Home management system

I am developing a home management system which performs thee following:

  1. I scan and upload a document to my Google Drive as a PDF
  2. Trigger for the workflow to start is from seeing a new file appear in a Google Drive folder
  3. The PDF file is fed directly into an AI agent, which analyses the document, renames it accordingly and files it in the appropriate folder in Google drive.
  4. If the AI agent determines that action needs to be taken then I receive an email notifying me of the action.

I have all my workflow working apart from the recognition of the content of the PDF. I assume this is because the PDF is just an image encapsulated within a PDF rapper. I have tried using an OCR method, extracting the text before passing to he AI agent, but with no success. I don’t really understand why I need to OCR the document as I would have expected the AI agent to analyse the PDF.

Please can someone advise on how to carry out this PDF analysis.

did you try asking the AI agent to analyze the content in either image format etc ?

@sandy4v thanks for you response. What image formats are you referring to? When I scan the document using the Google Drive scan facility, the images of the document are being placed into a PDF rapper. I am therefore not asking the AI Agent to analyse a JPG or PNG. I’m not sure why I have this problem with feeding the PDF into the AI agent as if I upload the PDF to Grok, Gemini or Chatgpt, they are able to read and analyse the document with no problems. Also within Google Drive, gemini can read the PDFs with no issue at all. Could I ask if you or anybody on this forum are performing a similar operation with success?

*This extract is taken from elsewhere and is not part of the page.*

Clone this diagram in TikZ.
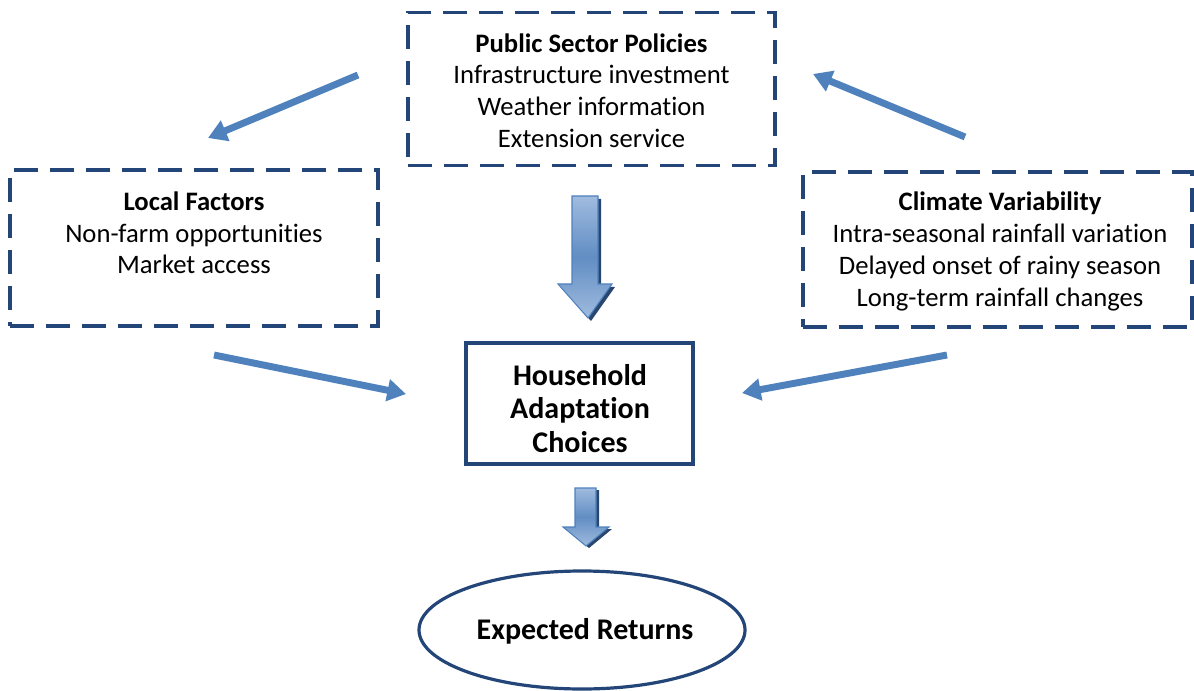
\documentclass[tikz,border=0pt]{standalone}
\usepackage{fontspec}
\setmainfont{Carlito}[Ligatures={NoCommon}]
\usetikzlibrary{arrows.meta,shapes.geometric}
\definecolor{boxblue}{RGB}{36,69,120}
\definecolor{arrblue}{RGB}{79,129,189}
\definecolor{shadblue}{RGB}{40,70,110}
\definecolor{lightblue}{RGB}{160,187,222}
\tikzset{
  dbox/.style={draw=boxblue, line width=2.7pt, dash pattern=on 18pt off 9pt, rectangle, inner sep=0pt},
  sbox/.style={draw=boxblue, line width=2.4pt, rectangle, inner sep=0pt},
  txt/.style={align=center, font=\fontsize{20}{23.8}\selectfont, inner sep=0pt},
  bigtxt/.style={align=center, font=\fontsize{22.5}{25.2}\selectfont\bfseries, inner sep=0pt},
  thinarrow/.style={draw=arrblue, line width=5.2pt, -{Triangle[length=14pt,width=16pt]}, shorten >=0pt},
  blockarrow/.style={draw=arrblue, line width=0.8pt, line join=miter, top color=lightblue, bottom color=lightblue, middle color=arrblue!90},
  blockshadow/.style={fill=shadblue},
}
\begin{document}
\begin{tikzpicture}[x=0.75pt,y=-0.75pt]
\useasboundingbox (0,0) rectangle (1194,691);
% boxes
\node[dbox, minimum width=367*0.75pt, minimum height=153*0.75pt] (pub) at (591.5,89) {};
\node[txt] (pubt) at (591.5,90.5) {\textbf{Public Sector Policies}\\Infrastructure investment\\Weather information\\Extension service};
\node[dbox, minimum width=368*0.75pt, minimum height=156*0.75pt] (loc) at (194,248) {};
\node[txt] (loct) at (194,233) {\textbf{Local Factors}\\Non-farm opportunities\\Market access};
\node[dbox, minimum width=389*0.75pt, minimum height=155*0.75pt] (cli) at (997.5,249.5) {};
\node[txt] (clit) at (1000,251.5) {\textbf{Climate Variability}\\Intra-seasonal rainfall variation\\Delayed onset of rainy season\\Long-term rainfall changes};
\node[sbox, minimum width=227*0.75pt, minimum height=121*0.75pt] (hh) at (579.5,403.5) {};
\node[bigtxt] (hht) at (580,408.5) {Household\\Adaptation\\Choices};
\node[ellipse, draw=boxblue, line width=2.4pt, minimum width=326*0.75pt, minimum height=118*0.75pt, inner sep=0pt] (er) at (582,630) {};
\node[bigtxt] (ert) at (585,631) {Expected Returns};
% thin arrows
\coordinate (a1s) at (358,75);
\coordinate (a1e) at (208,138);
\coordinate (a2s) at (965,137);
\coordinate (a2e) at (813,74);
\coordinate (a3s) at (214,355);
\coordinate (a3e) at (406,394);
\coordinate (a4s) at (947,355);
\coordinate (a4e) at (742,393);
\draw[thinarrow] (a1s) -- (a1e);
\draw[thinarrow] (a2s) -- (a2e);
\draw[thinarrow] (a3s) -- (a3e);
\draw[thinarrow] (a4s) -- (a4e);
% block arrow 1 (pub -> hh)
\begin{scope}[shift={(3,3)}]
\fill[blockshadow] (572,196) -- (598,196) -- (598,284) -- (612,284) -- (588,318) -- (558,284) -- (572,284) -- cycle;
\end{scope}
\path[blockarrow] (572,196) -- (598,196) -- (598,284) -- (612,284) -- (588,318) -- (558,284) -- (572,284) -- cycle;
% block arrow 2 (hh -> er)
\begin{scope}[shift={(3,2)}]
\fill[blockshadow] (575,488) -- (596,488) -- (596,527) -- (609,527) -- (586,546) -- (563,527) -- (575,527) -- cycle;
\end{scope}
\path[blockarrow] (575,488) -- (596,488) -- (596,527) -- (609,527) -- (586,546) -- (563,527) -- (575,527) -- cycle;
\end{tikzpicture}
\end{document}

can you paste your workflow code in here and I can try to replicate it at my end

Hi Sandy, I am very new to this forum and n8n. If I share my workflow in this forum how can I avoid sharing any credentials or private information?

if you are using the credential variables , they dont get exported. If you have API keys passed as parameters they will be exposed. you can create a copy if in doubt and delete all the credentials or setup a google meet and I will jump on it to see how I can help

@sandy4v thank you so much for your kind offer of help. I am currently working on a possible fix for my workflow by using Mistral to do the OCR before passing the content of the document through AI. I am happy to share the outcome with you as to whether successful or not and if I need any further help.

I would love to know the result regardless I will learn something :slight_smile:

Hey DanielS, just came across your post on this and this was also something i was looking to do for my document management. Did you have any luck with this and if so would it be possibel to share your workflow.